#### Data extract ####

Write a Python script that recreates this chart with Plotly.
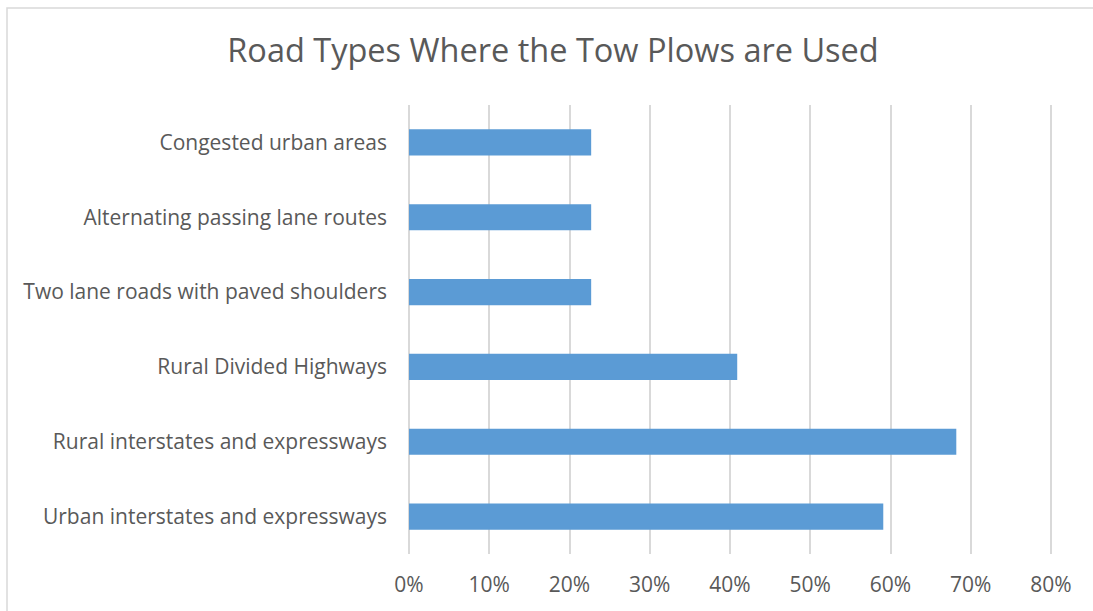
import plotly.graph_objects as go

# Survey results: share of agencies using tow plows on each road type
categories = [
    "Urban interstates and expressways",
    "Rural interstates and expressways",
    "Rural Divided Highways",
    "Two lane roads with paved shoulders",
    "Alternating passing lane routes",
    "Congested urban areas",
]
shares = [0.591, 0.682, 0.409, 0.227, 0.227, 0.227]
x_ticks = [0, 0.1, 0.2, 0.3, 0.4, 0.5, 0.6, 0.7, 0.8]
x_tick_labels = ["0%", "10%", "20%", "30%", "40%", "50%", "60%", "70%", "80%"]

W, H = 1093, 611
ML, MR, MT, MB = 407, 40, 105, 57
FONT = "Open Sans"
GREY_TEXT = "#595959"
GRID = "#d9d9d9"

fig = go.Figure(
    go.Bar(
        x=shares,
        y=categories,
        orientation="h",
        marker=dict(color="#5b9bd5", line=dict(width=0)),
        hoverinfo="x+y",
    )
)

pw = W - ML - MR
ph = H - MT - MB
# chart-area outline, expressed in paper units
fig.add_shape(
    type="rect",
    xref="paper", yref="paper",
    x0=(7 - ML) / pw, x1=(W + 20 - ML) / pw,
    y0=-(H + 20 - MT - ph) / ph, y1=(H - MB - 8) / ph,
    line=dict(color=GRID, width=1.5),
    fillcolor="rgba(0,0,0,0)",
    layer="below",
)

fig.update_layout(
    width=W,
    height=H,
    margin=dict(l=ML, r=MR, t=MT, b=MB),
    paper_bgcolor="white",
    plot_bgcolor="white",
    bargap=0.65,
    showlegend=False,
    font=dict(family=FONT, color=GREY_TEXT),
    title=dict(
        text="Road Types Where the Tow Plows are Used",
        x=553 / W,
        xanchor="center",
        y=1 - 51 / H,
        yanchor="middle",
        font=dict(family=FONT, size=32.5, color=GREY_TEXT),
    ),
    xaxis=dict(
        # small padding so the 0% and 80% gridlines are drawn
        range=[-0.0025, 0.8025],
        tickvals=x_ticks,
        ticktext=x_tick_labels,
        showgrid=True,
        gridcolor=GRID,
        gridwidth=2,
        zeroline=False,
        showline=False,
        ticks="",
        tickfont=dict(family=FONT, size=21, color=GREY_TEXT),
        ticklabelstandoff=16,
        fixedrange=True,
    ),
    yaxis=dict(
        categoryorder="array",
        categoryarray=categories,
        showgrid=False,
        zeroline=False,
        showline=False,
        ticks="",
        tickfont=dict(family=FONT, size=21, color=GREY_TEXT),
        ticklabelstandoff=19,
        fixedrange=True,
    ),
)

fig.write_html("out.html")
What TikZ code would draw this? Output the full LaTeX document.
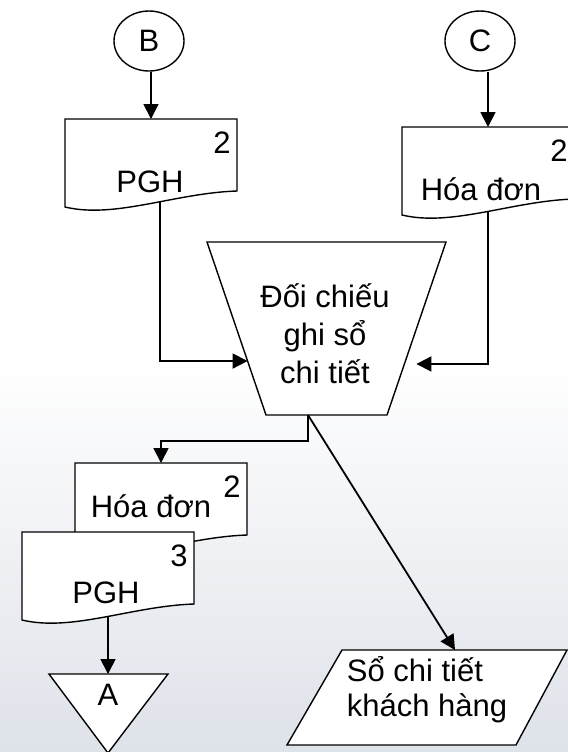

####

* [Problem details]
Skip the pictures. Restate exactly the lines from the start of the entries through the line containing "import plotly.graph_objects as go", both ends included.

* [Worked answer]
Write a Python script that recreates this chart with Plotly.
import plotly.graph_objects as go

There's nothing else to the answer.